Enrique Valero is general manager of the Abadia Retuerta craft wine and boutique hotel operation in the so-called ‘golden mile’ of the Ribera de Duero region in northern Spain.
In London to promote the estate wines and seek a new UK distributor, Valero, said: “Spain used to be product orientated, more agricultural than branded. But over the last 15 years, things have changed.”
He said 90% of Spanish wine used to drunk domestically and only sherry, cava and Rioja wines were exported.
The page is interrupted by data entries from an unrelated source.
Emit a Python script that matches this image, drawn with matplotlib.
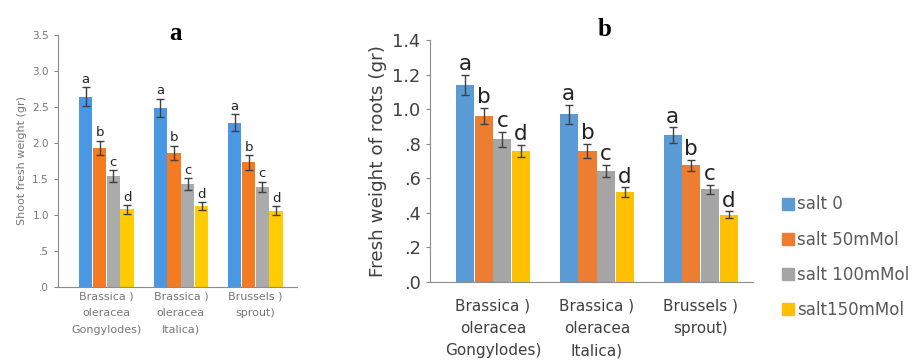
import matplotlib
matplotlib.use("Agg")
import matplotlib.pyplot as plt
import numpy as np
from matplotlib.ticker import FuncFormatter
from matplotlib.lines import Line2D

plt.rcParams['font.family'] = ['DejaVu Sans']

categories = ["Brassica )\noleracea\nGongylodes)", "Brassica )\noleracea\nItalica)", "Brussels )\nsprout)"]
series = ["salt 0", "salt 50mMol", "salt 100mMol", "salt150mMol"]
letters = ["a", "b", "c", "d"]

# Panel a: shoot fresh weight (gr)
shoot_vals = {
    "salt 0":       [2.64, 2.49, 2.28],
    "salt 50mMol":  [1.93, 1.86, 1.73],
    "salt 100mMol": [1.54, 1.43, 1.39],
    "salt150mMol":  [1.08, 1.12, 1.06],
}
shoot_err = {
    "salt 0":       [0.13, 0.125, 0.115],
    "salt 50mMol":  [0.10, 0.10, 0.10],
    "salt 100mMol": [0.08, 0.08, 0.07],
    "salt150mMol":  [0.06, 0.055, 0.06],
}

# Panel b: fresh weight of roots (gr)
root_vals = {
    "salt 0":       [1.14, 0.97, 0.85],
    "salt 50mMol":  [0.96, 0.76, 0.675],
    "salt 100mMol": [0.826, 0.641, 0.537],
    "salt150mMol":  [0.757, 0.519, 0.39],
}
root_err = {
    "salt 0":       [0.06, 0.054, 0.045],
    "salt 50mMol":  [0.047, 0.04, 0.033],
    "salt 100mMol": [0.043, 0.036, 0.027],
    "salt150mMol":  [0.036, 0.03, 0.02],
}

colors_a = ["#4A98E4", "#F47B22", "#ABABAB", "#FFCC00"]
colors_b = ["#5B9BD5", "#ED7D31", "#A5A5A5", "#FFC000"]

def fmt(v, pos):
    s = f"{v:.1f}"
    if s.startswith("0"):
        s = s[1:]
    return s

fig = plt.figure(figsize=(9.2, 3.63), dpi=100)

def panel(ax, vals, errs, colors, width, ylim, step, tick_fs, lab_fs, let_fs,
          ylabel, ylab_fs, txtcol, linesp, let_off, xpad):
    x = np.arange(len(categories))
    n = len(series)
    for i, s in enumerate(series):
        xs = x + (i - (n - 1) / 2) * width
        ax.bar(xs, vals[s], width=width * 0.97, color=colors[i], zorder=2)
        ax.errorbar(xs, vals[s], yerr=errs[s], fmt='none', ecolor='#3F3F3F',
                    elinewidth=1.0, capsize=3, capthick=1.0, zorder=3)
        for xi, v, e in zip(xs, vals[s], errs[s]):
            ax.text(xi, v + e + let_off, letters[i], ha='center', va='bottom',
                    fontsize=let_fs, color='#222222')
    ax.set_ylim(*ylim)
    ax.set_yticks(np.arange(0, ylim[1] + 1e-9, step))
    ax.yaxis.set_major_formatter(FuncFormatter(fmt))
    ax.set_xticks(x)
    ax.set_xticklabels(categories, fontsize=lab_fs, color=txtcol, linespacing=linesp)
    ax.tick_params(axis='x', length=0, pad=xpad)
    ax.tick_params(axis='y', labelsize=tick_fs, colors='#888888', labelcolor=txtcol, length=3)
    for sp in ['top', 'right']:
        ax.spines[sp].set_visible(False)
    for sp in ['left', 'bottom']:
        ax.spines[sp].set_color('#8C8C8C')
    ax.set_ylabel(ylabel, fontsize=ylab_fs, color=txtcol)

ax1 = fig.add_axes([0.063, 0.209, 0.260, 0.695])
panel(ax1, shoot_vals, shoot_err, colors_a, 0.185, (0, 3.5), 0.5, 7.5, 8, 9.5,
      "Shoot fresh weight (gr)", 8, '#777777', 1.85, 0.02, 3)
ax1.set_xlim(-0.65, 2.56)
fig.text(175 / 920, 1 - 33 / 363, "a", fontsize=18, fontweight='bold',
         family='Liberation Serif', ha='center', va='center')

ax2 = fig.add_axes([0.467, 0.223, 0.351, 0.667])
panel(ax2, root_vals, root_err, colors_b, 0.18, (0, 1.4), 0.2, 12.8, 11, 15.5,
      "Fresh weight of roots (gr)", 13.2, '#404040', 1.6, 0.003, 12)
ax2.set_xlim(-0.61, 2.5)
fig.text(605 / 920, 1 - 30 / 363, "b", fontsize=18, fontweight='bold',
         family='Liberation Serif', ha='center', va='center')

handles = [Line2D([0], [0], marker='s', linestyle='none', markersize=8,
                  markerfacecolor=c, markeredgecolor=c) for c in colors_b]
fig.legend(handles, series, loc='upper left', bbox_to_anchor=(0.831, 0.503),
           frameon=False, fontsize=12, labelspacing=1.03, handletextpad=0.05,
           handlelength=1.0, labelcolor='#595959')

fig.savefig("out.png", dpi=100)
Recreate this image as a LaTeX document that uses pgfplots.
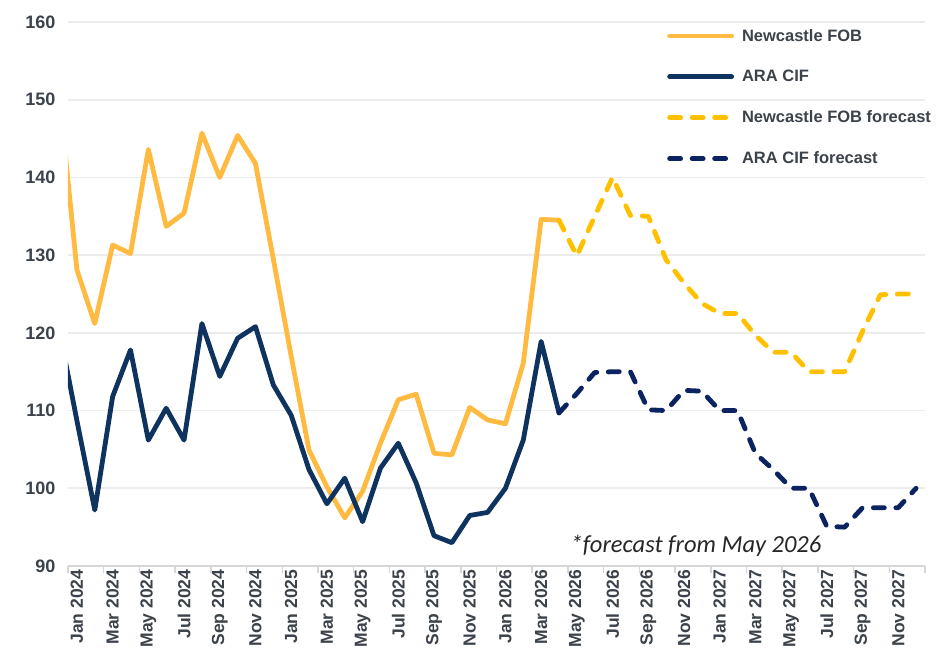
\documentclass[border=0pt]{standalone}
\usepackage{pgfplots}
\pgfplotsset{compat=1.18}
\usepackage{fontspec}
\setmainfont{Liberation Sans}
\newfontfamily\notefont{Carlito}
\definecolor{fob}{HTML}{FFBA42}
\definecolor{fobf}{HTML}{FFC000}
\definecolor{ara}{HTML}{0E335E}
\definecolor{araf}{HTML}{0B2361}
\definecolor{txt}{HTML}{3C424A}
\definecolor{gridc}{HTML}{ECECEC}
\definecolor{axisc}{HTML}{D6D6D6}

\pgfplotstableread{
x y
-1 151.0
0 128.1
1 121.2
2 131.3
3 130.2
4 143.6
5 133.7
6 135.4
7 145.7
8 140.0
9 145.4
10 141.8
11 129.5
12 117.0
13 104.9
14 100.2
15 96.2
16 99.6
17 105.8
18 111.4
19 112.1
20 104.5
21 104.3
22 110.4
23 108.8
24 108.3
25 116.1
26 134.6
27 134.5
}\fobtable

\pgfplotstableread{
x y
-1 120.5
0 108.7
1 97.2
2 111.8
3 117.8
4 106.2
5 110.3
6 106.2
7 121.2
8 114.4
9 119.3
10 120.8
11 113.3
12 109.4
13 102.4
14 98.0
15 101.3
16 95.7
17 102.6
18 105.8
19 100.7
20 93.9
21 93.0
22 96.5
23 96.9
24 100.0
25 106.2
26 118.9
27 109.7
}\aratable

\pgfplotstableread{
x y
27 134.5
28 129.9
29 135.0
30 140.0
31 135.1
32 135.0
33 129.4
34 126.4
35 123.8
36 122.5
37 122.5
38 119.7
39 117.5
40 117.5
41 115.0
42 115.0
43 115.0
44 120.2
45 124.9
46 125.0
47 125.0
}\fobftable

\pgfplotstableread{
x y
27 109.7
28 112.2
29 114.9
30 115.0
31 115.0
32 110.1
33 110.0
34 112.6
35 112.5
36 110.0
37 110.0
38 104.5
39 102.4
40 100.0
41 100.0
42 95.1
43 95.0
44 97.5
45 97.5
46 97.5
47 100.0
}\araftable

\begin{document}
\begin{tikzpicture}
\path[use as bounding box] (-68pt,-104pt) rectangle (874pt,566pt);
\begin{axis}[
  at={(0pt,0pt)}, anchor=south west,
  scale only axis, width=857pt, height=544pt,
  xmin=-0.5, xmax=47.5, ymin=90, ymax=160,
  ytick={90,100,...,160},
  xtick={0,2,...,46},
  xticklabels={Jan 2024,Mar 2024,May 2024,Jul 2024,Sep 2024,Nov 2024,
    Jan 2025,Mar 2025,May 2025,Jul 2025,Sep 2025,Nov 2025,
    Jan 2026,Mar 2026,May 2026,Jul 2026,Sep 2026,Nov 2026,
    Jan 2027,Mar 2027,May 2027,Jul 2027,Sep 2027,Nov 2027},
  minor xtick={-0.5,1.5,...,47.5},
  axis x line*=bottom, axis y line*=left,
  axis line style={-},
  x axis line style={axisc, line width=2pt},
  y axis line style={draw=none},
  tick align=outside,
  major tick length=0pt,
  minor tick length=7pt,
  minor x tick style={axisc, line width=1.5pt},
  ymajorgrids, grid style={gridc, line width=1.8pt},
  /pgf/number format/assume math mode=true,
  tick label style={text=txt},
  y tick label style={font=\bfseries\fontsize{18}{20}\selectfont, xshift=-9pt},
  x tick label style={rotate=90, anchor=east, font=\bfseries\fontsize{17.5}{19}\selectfont, xshift=0pt},
  legend style={at={(0.6955,0.9945)}, anchor=north west, draw=none, fill=none,
    font=\bfseries\fontsize{16.5}{18}\selectfont, text=txt, row sep=23.6pt,
    /tikz/every odd column/.append style={column sep=6pt}},
  legend cell align=left,
  legend image code/.code={\draw[#1] (0pt,0pt) -- (62pt,0pt);},
  every axis plot/.append style={line width=4.8pt, line join=round},
]
\addplot[fob, line cap=round] table[x=x,y=y] {\fobtable};
\addlegendentry{Newcastle FOB}
\addplot[ara, line cap=round] table[x=x,y=y] {\aratable};
\addlegendentry{ARA CIF}
\addplot[fobf, line cap=round, dash pattern=on 11pt off 11.5pt] table[x=x,y=y] {\fobftable};
\addlegendentry{Newcastle FOB forecast}
\addplot[araf, line cap=round, dash pattern=on 11pt off 11.5pt] table[x=x,y=y] {\araftable};
\addlegendentry{ARA CIF forecast}
\node[anchor=base west, font=\notefont\itshape\fontsize{24.5}{27}\selectfont, text=black!85] at (axis cs:27.45,91.8) {*forecast from May 2026};
\end{axis}
\end{tikzpicture}
\end{document}
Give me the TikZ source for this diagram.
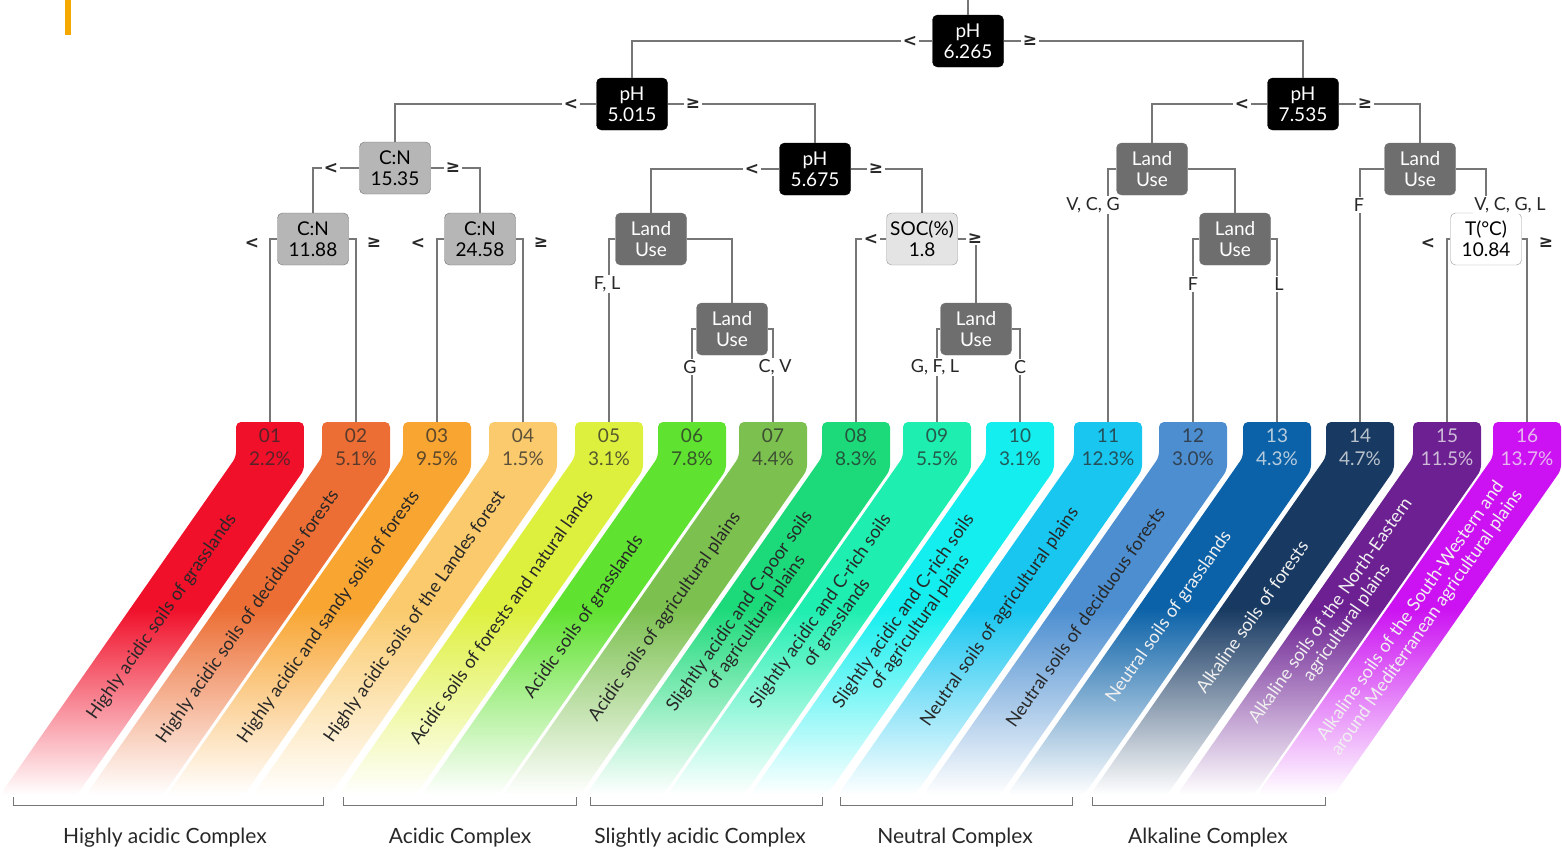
\documentclass[tikz,border=0pt]{standalone}
\usepackage{fontspec}
\setmainfont{Lato}
\newfontfamily\symfont{DejaVu Sans}
\usepackage{tikz}
\definecolor{linkgray}{RGB}{118,118,118}
\definecolor{cngray}{RGB}{182,182,182}
\definecolor{lugray}{RGB}{110,110,110}
\definecolor{socgray}{RGB}{228,228,228}
\definecolor{marker}{RGB}{245,168,0}
\definecolor{dark}{RGB}{40,40,40}
\definecolor{light}{RGB}{240,240,240}
\definecolor{c01}{RGB}{240,16,42}
\definecolor{c02}{RGB}{236,110,52}
\definecolor{c03}{RGB}{248,165,50}
\definecolor{c04}{RGB}{250,202,108}
\definecolor{c05}{RGB}{222,240,62}
\definecolor{c06}{RGB}{96,226,48}
\definecolor{c07}{RGB}{124,192,80}
\definecolor{c08}{RGB}{28,218,122}
\definecolor{c09}{RGB}{30,238,176}
\definecolor{c10}{RGB}{20,238,238}
\definecolor{c11}{RGB}{24,198,240}
\definecolor{c12}{RGB}{76,142,208}
\definecolor{c13}{RGB}{12,98,168}
\definecolor{c14}{RGB}{24,58,98}
\definecolor{c15}{RGB}{108,32,146}
\definecolor{c16}{RGB}{204,18,242}

\begin{document}
\begin{tikzpicture}[
    x=1pt, y=-1pt,
    split/.style={rectangle, rounded corners=5pt, minimum width=71pt, minimum height=52pt, inner sep=0pt, align=center, font=\fontsize{19}{21}\selectfont},
    phnode/.style={split, fill=black, draw=black, text=white},
    cnnode/.style={split, fill=cngray, draw=black!55},
    lunode/.style={split, fill=lugray, draw=black!55, text=white},
    socnode/.style={split, fill=socgray, draw=black!40},
    tnode/.style={split, fill=white, draw=black!40},
    link/.style={draw=linkgray, line width=1.3pt},
    cond/.style={fill=white, inner sep=1.5pt, text=dark, font=\fontsize{18}{20}\selectfont},
    sign/.style={cond, font=\symfont\bfseries\fontsize{17}{20}\selectfont},
    leaf/.style={minimum width=68pt, minimum height=50pt, inner sep=0pt, align=center, text opacity=0.75, font=\fontsize{19}{23}\selectfont},
    soil/.style={rotate=55, align=center, font=\fontsize{18}{20}\selectfont},
    complex/.style={text=dark, font=\fontsize{21}{24}\selectfont}
]
    \useasboundingbox (0,0) rectangle (1562,857);
    \fill[marker] (65,0) rectangle (71,35);

    % leaves and their bands
    \foreach \x/\n/\p/\col/\tc/\soiltext in {
        270/01/2.2/c01/dark/{Highly acidic soils of grasslands},
        356/02/5.1/c02/dark/{Highly acidic soils of deciduous forests},
        437/03/9.5/c03/dark/{Highly acidic and sandy soils of forests},
        523/04/1.5/c04/dark/{Highly acidic soils of the Landes forest},
        609/05/3.1/c05/dark/{Acidic soils of forests and natural lands},
        692/06/7.8/c06/dark/{Acidic soils of grasslands},
        773/07/4.4/c07/dark/{Acidic soils of agricultural plains},
        856/08/8.3/c08/dark/{Slightly acidic and C-poor soils\\of agricultural plains},
        937/09/5.5/c09/dark/{Slightly acidic and C-rich soils\\of grasslands},
        1020/10/3.1/c10/dark/{Slightly acidic and C-rich soils\\of agricultural plains},
        1108/11/12.3/c11/dark/{Neutral soils of agricultural plains},
        1193/12/3.0/c12/dark/{Neutral soils of deciduous forests},
        1277/13/4.3/c13/light/{Neutral soils of grasslands},
        1360/14/4.7/c14/light/{Alkaline soils of forests},
        1447/15/11.5/c15/light/{Alkaline soils of the North-Eastern\\agricultural plains},
        1527/16/13.7/c16/light/{Alkaline soils of the South-Western and\\around Mediterranean agricultural plains}} {
        \shade[rounded corners=5pt, top color=\col, bottom color=white, middle color=\col]
            (\x-34,457) -- (\x-34,422) -- (\x+34,422) -- (\x+34,470) -- (\x+34-227,795) -- (\x-34-236,795) -- cycle;
        \node[leaf, text=\tc] (l\n) at (\x,447) {\n\\\p\%};
        \node[soil, text=\tc] (s\n) at (\x-108,617) {\soiltext};
    }

    % split nodes
    \node[phnode] (root) at (968,41) {pH\\6.265};
    \node[phnode] (ph1) at (632,104) {pH\\5.015};
    \node[phnode] (ph3) at (1303,104) {pH\\7.535};
    \node[cnnode] (cn1) at (395,168) {C:N\\15.35};
    \node[phnode] (ph2) at (815,169) {pH\\5.675};
    \node[lunode] (lu4) at (1152,169) {Land\\Use};
    \node[lunode] (lu6) at (1420,169) {Land\\Use};
    \node[cnnode] (cn2) at (313,239) {C:N\\11.88};
    \node[cnnode] (cn3) at (480,239) {C:N\\24.58};
    \node[lunode] (lu1) at (651,239) {Land\\Use};
    \node[socnode] (soc) at (922,239) {SOC(\%)\\1.8};
    \node[lunode] (lu5) at (1235,239) {Land\\Use};
    \node[tnode] (tc) at (1486,239) {T(°C)\\10.84};
    \node[lunode] (lu2) at (732,329) {Land\\Use};
    \node[lunode] (lu3) at (976,329) {Land\\Use};
    \coordinate (top) at (968,0);

    % branches
    \draw[link] (root.north) -- (top);
    \draw[link] (root.west) -| (ph1.north);
    \draw[link] (root.east) -| (ph3.north);
    \draw[link] (ph1.west) -| (cn1.north);
    \draw[link] (ph1.east) -| (ph2.north);
    \draw[link] (ph3.west) -| (lu4.north);
    \draw[link] (ph3.east) -| (lu6.north);
    \draw[link] (cn1.west) -| (cn2.north);
    \draw[link] (cn1.east) -| (cn3.north);
    \draw[link] (ph2.west) -| (lu1.north);
    \draw[link] (ph2.east) -| (soc.north);
    \draw[link] (lu4.east) -| (lu5.north);
    \draw[link] (lu6.east) -| (tc.north);
    \draw[link] (lu1.east) -| (lu2.north);
    \draw[link] (soc.east) -| (lu3.north);
    \draw[link] (cn2.west) -| (l01.north);
    \draw[link] (cn2.east) -| (l02.north);
    \draw[link] (cn3.west) -| (l03.north);
    \draw[link] (cn3.east) -| (l04.north);
    \draw[link] (lu1.west) -| (l05.north);
    \draw[link] (lu2.west) -| (l06.north);
    \draw[link] (lu2.east) -| (l07.north);
    \draw[link] (soc.west) -| (l08.north);
    \draw[link] (lu3.west) -| (l09.north);
    \draw[link] (lu3.east) -| (l10.north);
    \draw[link] (lu4.west) -| (l11.north);
    \draw[link] (lu5.west) -| (l12.north);
    \draw[link] (lu5.east) -| (l13.north);
    \draw[link] (lu6.west) -| (l14.north);
    \draw[link] (tc.west) -| (l15.north);
    \draw[link] (tc.east) -| (l16.north);

    % branch conditions
    \node[sign] (rootl) at (910,41) {<};
    \node[sign] (rootr) at (1030,41) {≥};
    \node[sign] (ph1l) at (571,104) {<};
    \node[sign] (ph1r) at (693,104) {≥};
    \node[sign] (ph3l) at (1242,104) {<};
    \node[sign] (ph3r) at (1365,104) {≥};
    \node[sign] (cn1l) at (331,168) {<};
    \node[sign] (cn1r) at (453,168) {≥};
    \node[sign] (ph2l) at (752,169) {<};
    \node[sign] (ph2r) at (876,169) {≥};
    \node[sign] (cn2l) at (252,243) {<};
    \node[sign] (cn2r) at (374,243) {≥};
    \node[sign] (cn3l) at (418,243) {<};
    \node[sign] (cn3r) at (541,243) {≥};
    \node[sign] (socl) at (871,239) {<};
    \node[sign] (socr) at (975,239) {≥};
    \node[sign] (tcl) at (1428,243) {<};
    \node[sign] (tcr) at (1546,243) {≥};
    \node[cond] (lu1l) at (607,284) {F, L};
    \node[cond] (lu2l) at (690,367) {G};
    \node[cond] (lu2r) at (775,367) {C, V};
    \node[cond] (lu3l) at (935,367) {G, F, L};
    \node[cond] (lu3r) at (1020,367) {C};
    \node[cond] (lu4l) at (1093,205) {V, C, G};
    \node[cond] (lu5l) at (1193,284) {F};
    \node[cond] (lu5r) at (1279,284) {L};
    \node[cond] (lu6l) at (1359,205) {F};
    \node[cond] (lu6r) at (1510,205) {V, C, G, L};

    % complexes
    \draw[link, line width=1pt] (13,797) -- (13,805) -- (323,805) -- (323,797);
    \draw[link, line width=1pt] (343,797) -- (343,805) -- (576,805) -- (576,797);
    \draw[link, line width=1pt] (590,797) -- (590,805) -- (822,805) -- (822,797);
    \draw[link, line width=1pt] (840,797) -- (840,805) -- (1072,805) -- (1072,797);
    \draw[link, line width=1pt] (1092,797) -- (1092,805) -- (1325,805) -- (1325,797);
    \node[complex] (hac) at (165,838) {Highly acidic Complex};
    \node[complex] (ac) at (460,838) {Acidic Complex};
    \node[complex] (sac) at (700,838) {Slightly acidic Complex};
    \node[complex] (nc) at (955,838) {Neutral Complex};
    \node[complex] (alc) at (1208,838) {Alkaline Complex};
\end{tikzpicture}
\end{document}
With the advent of branded ‘New World’ wines from the likes of Australia, California, Chile and South Africa, things have changed and Spain is changing.
Formerly with IDV which was a division of what is now Diageo, United Wineries International and then Grupo Gonzalez Byass, Valero has watched the Spanish wine industry evolve, receiving huge amounts of investment, some of it “easy money” from ill informed investors, as he describes it. Now the industry is on a stronger footing and knows where it is going, he believes.
The Abadia Retuerta operation comprises a five-star, 18-bedroom/three suite hotel in a converted monastery, and a restaurant with a formerly Michelin-starred chef on a 700 hectare estate with 54 vineyard plots. The estate, which is in Sardón de Duero in Valladolid province, champions sustainable grape growing and wine producing and claims to be moving towards non intervention farming. The project is backed by the Swiss pharmaceutical company, Novartis International.
With Spain last year being the largest wine producer in the world at 50 million hectoliters or 6.7 billon bottles (this year it is expected to revert back to Italy on current estimates), Valero believes the move to more premium branded wines, particularly for export, is timely as there has also been an upsurge in interest in Spanish gastronomy, culture and tourism.